Mo’s most recent anti-hero is Rey Archimedes Blondel Castro, son of a black American GI and a Filipino bar-girl who herself was ‘half-lowland Malay, half-highland aboriginal, with a trace of philandering Chinese trader somewhere in the family tree’. Castro, the protagonist of Renegade or Halo2, is educated by an eccentric Jesuit, and forced to leave the Philippines in a hurry after being scapegoated for a crime. His travels as a sailor take him to Hong Kong, the Middle East, England and Cuba. He experiences violence and semi-slavery, but as a kind of postcolonial everyman and observer of the world around him, his life is one of continual cultural adaptation and re-invention, even though he never loses the central core of his personality. It is a rich, mesmerising literary tour-de-force that coincidentally ties together two extremes of an old Iberian empire: the Philippines and Cuba, which Rey finds strangely familiar, and where he rapidly learns to make himself understood.

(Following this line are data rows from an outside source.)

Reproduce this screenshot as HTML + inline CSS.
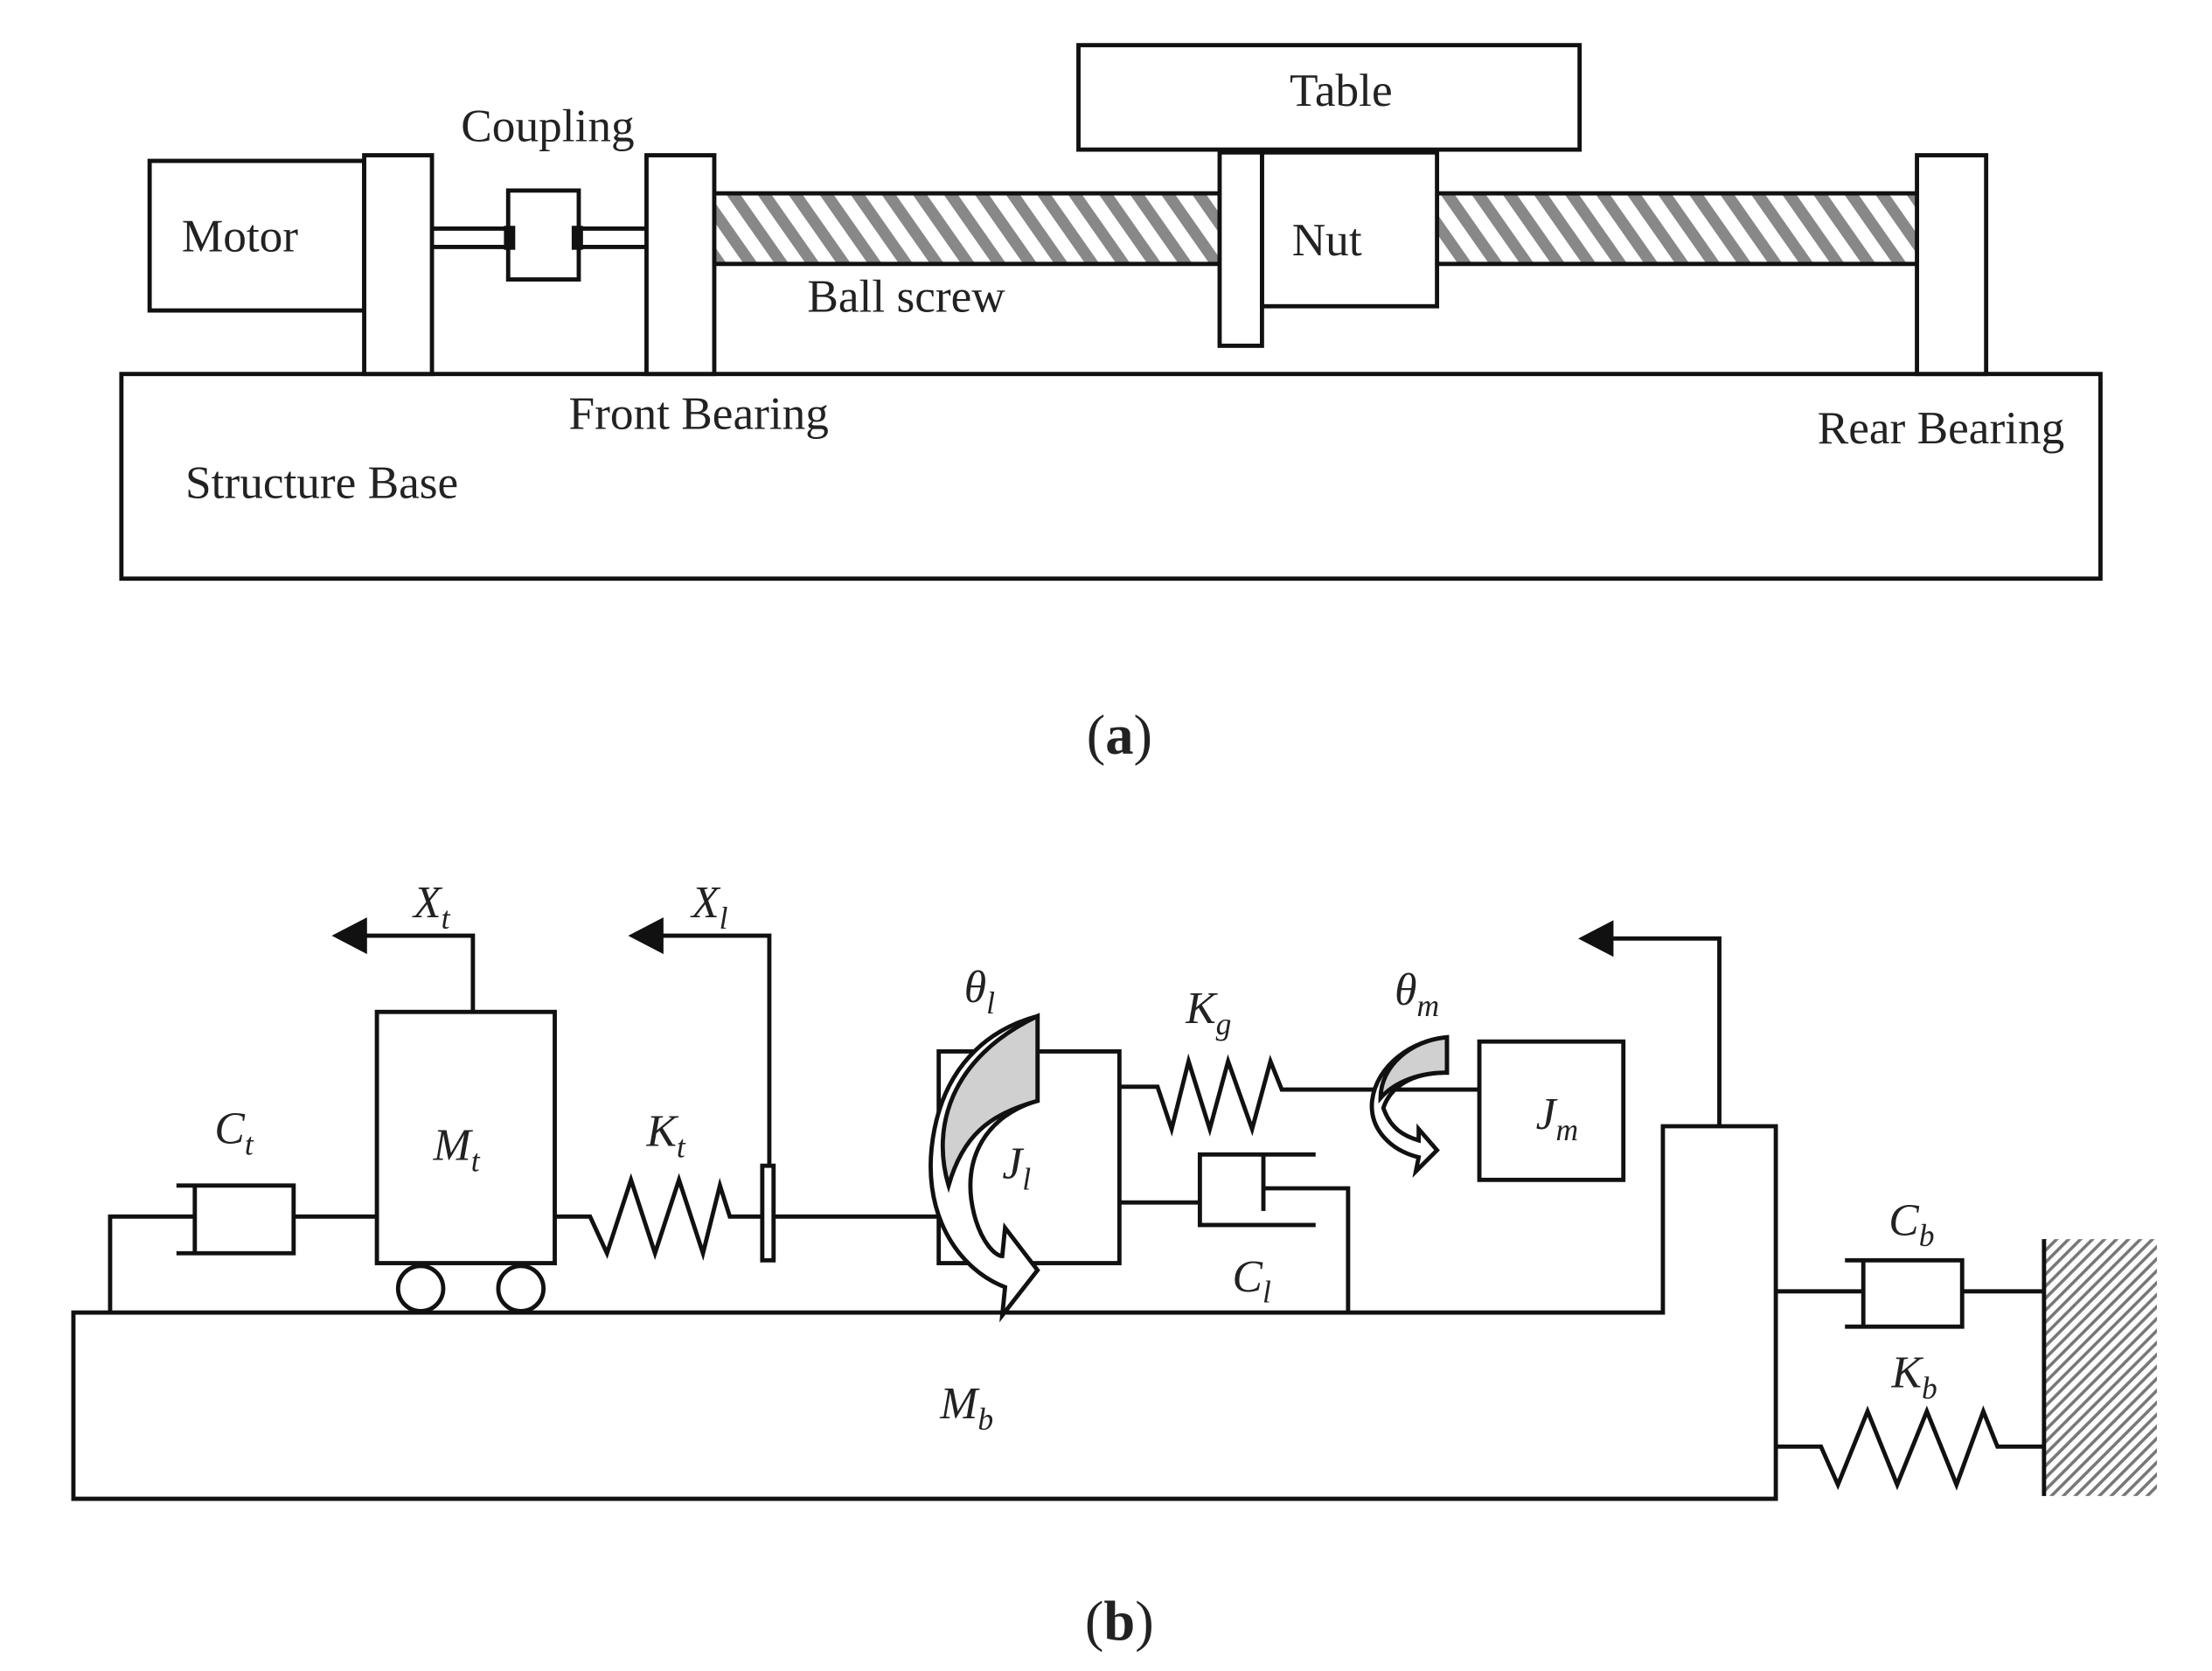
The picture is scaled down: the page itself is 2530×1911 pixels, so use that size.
<!DOCTYPE html>
<html><head><meta charset="utf-8"><style>html,body{margin:0;padding:0;background:#fff}svg{display:block}</style></head>
<body>
<svg width="2530" height="1911" viewBox="0 0 1567 1184" preserveAspectRatio="none" xmlns="http://www.w3.org/2000/svg">
<defs>
<pattern id="h1" patternUnits="userSpaceOnUse" width="22" height="50" patternTransform="skewX(35)">
<rect width="22" height="50" fill="#fff"/><rect width="10" height="50" fill="#888"/></pattern>
<pattern id="h2" patternUnits="userSpaceOnUse" width="6" height="6" patternTransform="rotate(45)">
<rect width="6" height="6" fill="#fff"/><rect width="2.2" height="6" fill="#777"/></pattern>
</defs>
<g fill="none" stroke="#111" stroke-width="3">
<rect x="86" y="265" width="1402" height="145"/>
<rect x="764" y="32" width="355" height="74"/>
<rect x="106" y="114" width="152" height="106"/>
<rect x="258" y="110" width="48" height="155" fill="#fff"/>
<rect x="458" y="110" width="48" height="155" fill="#fff"/>
<rect x="1358" y="110" width="49" height="155" fill="#fff"/>
<line x1="306" y1="162" x2="458" y2="162"/><line x1="306" y1="175" x2="458" y2="175"/>
<rect x="360" y="135" width="50" height="63" fill="#fff"/>
<rect x="506" y="137" width="358" height="50" fill="url(#h1)"/>
<rect x="1018" y="137" width="340" height="50" fill="url(#h1)"/>
<rect x="894" y="108" width="124" height="109" fill="#fff"/>
<rect x="864" y="108" width="30" height="137" fill="#fff"/>
</g>
<rect x="357" y="160" width="8" height="17" fill="#111"/><rect x="405" y="160" width="8" height="17" fill="#111"/>
<g font-family="Liberation Serif, serif" font-size="33" fill="#222" text-anchor="middle">
<text x="950" y="75">Table</text><text x="388" y="100">Coupling</text><text x="170" y="178">Motor</text>
<text x="940" y="181">Nut</text><text x="642" y="221">Ball screw</text><text x="495" y="304">Front Bearing</text>
<text x="1375" y="314">Rear Bearing</text><text x="228" y="353">Structure Base</text>
<text x="793" y="534" font-size="40">(<tspan font-weight="bold">a</tspan>)</text>
<text x="793" y="1162" font-size="40">(<tspan font-weight="bold">b</tspan>)</text>
</g>
<g fill="none" stroke="#111" stroke-width="3">
<path d="M52,930 H1178 V798 H1258 V1062 H52 Z"/>
<path d="M1218,798 V665 H1140"/>
<rect x="267" y="717" width="126" height="178" fill="#fff"/>
<circle cx="298" cy="913" r="16"/><circle cx="369" cy="913" r="16"/>
<path d="M335,717 V663 H255"/>
<path d="M78,930 V862 H138"/>
<path d="M125,840 H208 V888 H125 M138,840 V888"/>
<path d="M208,862 H267"/>
<path d="M393,862 H418 L430,888 L447,836 L464,888 L481,836 L498,888 L510,840 L517,862 H540"/>
<rect x="540" y="826" width="8" height="67" fill="#fff"/>
<path d="M548,862 H665"/>
<path d="M545,826 V663 H465"/>
<rect x="665" y="745" width="128" height="150"/>
<path d="M793,770 H820 L830,800 L842,752 L857,800 L870,752 L887,800 L900,752 L908,772 H1048"/>
<rect x="1048" y="738" width="102" height="98"/>
<path d="M793,852 H850 M932,818 H850 V868 H932 M895,818 V858 M895,842 H955 V930"/>
<path d="M1258,915 H1320 M1307,893 H1390 V940 H1307 M1320,893 V940 M1390,915 H1448"/>
<path d="M1258,1025 H1290 L1302,1052 L1323,1000 L1344,1052 L1365,1000 L1386,1052 L1405,1000 L1415,1025 H1448"/>
</g>
<rect x="1448" y="878" width="80" height="182" fill="url(#h2)"/>
<line x1="1448" y1="878" x2="1448" y2="1060" stroke="#111" stroke-width="3"/>
<g fill="#111"><path d="M235,663 L260,650 L260,676 Z"/><path d="M445,663 L470,650 L470,676 Z"/><path d="M1118,665 L1143,652 L1143,678 Z"/></g>
<path d="M735,720 V780 C700,790 680,820 690,860 C695,880 705,890 710,890 L712,870 L735,900 L710,932 L712,912 C680,900 650,860 662,800 C672,750 705,728 735,720 Z" fill="#fff" stroke="#111" stroke-width="3"/>
<path d="M735,720 V780 C700,790 682,805 672,840 C660,800 672,750 735,720 Z" fill="#d0d0d0" stroke="#111" stroke-width="3"/>
<path d="M1025,735 V760 C1000,760 985,770 980,785 C985,800 995,805 1005,808 L1005,800 L1018,815 L1003,830 L1005,820 C985,815 970,800 972,780 C975,755 1000,737 1025,735 Z" fill="#fff" stroke="#111" stroke-width="3"/>
<path d="M1025,735 V760 C1000,760 985,770 978,778 C978,755 1000,737 1025,735 Z" fill="#d0d0d0" stroke="#111" stroke-width="3"/>
<g font-family="Liberation Serif, serif" font-style="italic" font-size="32" fill="#222">
<text x="293" y="650">X<tspan font-size="22" dy="8">t</tspan></text>
<text x="490" y="650">X<tspan font-size="22" dy="8">l</tspan></text>
<text x="152" y="810">C<tspan font-size="22" dy="8">t</tspan></text>
<text x="307" y="822">M<tspan font-size="22" dy="8">t</tspan></text>
<text x="458" y="812">K<tspan font-size="22" dy="8">t</tspan></text>
<text x="683" y="710">θ<tspan font-size="22" dy="8">l</tspan></text>
<text x="710" y="835">J<tspan font-size="22" dy="8">l</tspan></text>
<text x="840" y="725">K<tspan font-size="22" dy="8">g</tspan></text>
<text x="988" y="712">θ<tspan font-size="22" dy="8">m</tspan></text>
<text x="1088" y="800">J<tspan font-size="22" dy="8">m</tspan></text>
<text x="873" y="915">C<tspan font-size="22" dy="8">l</tspan></text>
<text x="1338" y="875">C<tspan font-size="22" dy="8">b</tspan></text>
<text x="1340" y="983">K<tspan font-size="22" dy="8">b</tspan></text>
<text x="666" y="1005">M<tspan font-size="22" dy="8">b</tspan></text>
</g>
</svg>
</body></html>
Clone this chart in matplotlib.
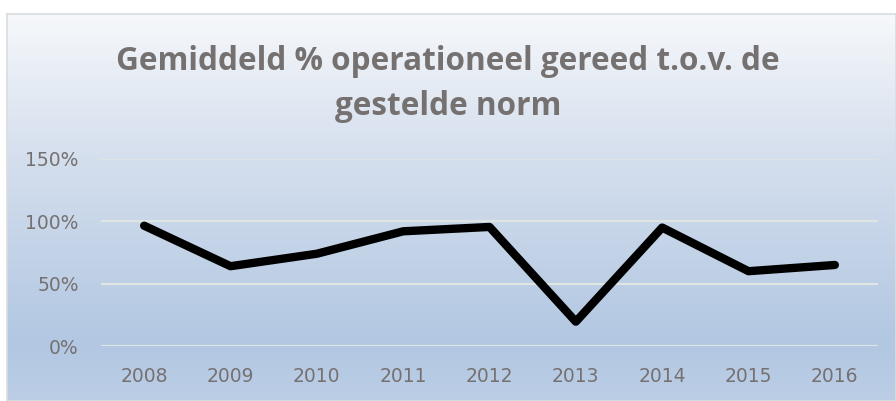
import numpy as np
import matplotlib.pyplot as plt
from matplotlib.colors import LinearSegmentedColormap
from matplotlib.ticker import FuncFormatter

# Data
years = ['2008', '2009', '2010', '2011', '2012', '2013', '2014', '2015', '2016']
readiness = [96.5, 64, 74, 92, 95.5, 19.5, 95, 60, 65]
y_ticks = [0, 50, 100, 150]

title = 'Gemiddeld % operationeel gereed t.o.v. de\ngestelde norm'
text_color = '#767171'

fig = plt.figure(figsize=(8.96, 4.01), dpi=100)
fig.patch.set_facecolor('white')

# gradient background of the chart area
bg = fig.add_axes([7 / 896, 0, 1 - 7 / 896, 1 - 14 / 401], zorder=0)
cmap = LinearSegmentedColormap.from_list(
    'bg', [(0.0, '#f6f8fb'), (0.35, '#d6e0ee'), (0.85, '#b2c7e2'), (1.0, '#bccee6')])
grad = np.linspace(0, 1, 256).reshape(-1, 1)
bg.imshow(grad, aspect='auto', cmap=cmap, extent=[0, 1, 0, 1], origin='upper')
bg.set_xticks([])
bg.set_yticks([])
for s in bg.spines.values():
    s.set_color('#d9dde0')
    s.set_linewidth(1.2)

ax = fig.add_axes([101 / 896, 1 - 346 / 401, (878 - 101) / 896, (346 - 159) / 401], zorder=1)
ax.patch.set_alpha(0)
x = np.arange(len(years))
ax.plot(x, readiness, color='black', linewidth=6, solid_capstyle='round',
        solid_joinstyle='round', zorder=3, clip_on=False)

ax.set_xlim(-0.5, len(years) - 0.5)
ax.set_ylim(0, 150)
ax.set_yticks(y_ticks)
ax.yaxis.set_major_formatter(FuncFormatter(lambda v, p: f'{int(v)}%'))
ax.set_xticks(x)
ax.set_xticklabels(years)
ax.grid(axis='y', color='#dfe5e2', linewidth=1.6)
ax.set_axisbelow(True)
ax.tick_params(length=0, labelsize=13.5, colors=text_color)
ax.tick_params(axis='x', pad=15)
ax.tick_params(axis='y', pad=16)
for s in ax.spines.values():
    s.set_visible(False)

fig.text(0.5, 1 - 84 / 401, title, ha='center', va='center', fontsize=22.7,
         fontweight='bold', color=text_color, family=['Open Sans', 'DejaVu Sans'],
         linespacing=1.47)

fig.savefig('out.png', dpi=100)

Mo’s interest in the Hong Kong Portuguese, Macau, East Timor and the Philippines, suggests some sort of an affinity with the hybrid cultures of these ancient corners of empire on the part of an author who identifies them as mirroring his own experience as a person through whom flow the cultures of Asia and Europe. Wallace, Adolph and Rey, ever more flamboyant intermediaries between mutually misunderstanding cultures, are both survivors and victims, but also the recipients and agents of modernity on their journey through life.

DAVID BROOKSHAW

Published in the Macau Daily Times (Weekend Magazine), 28 November, 2009.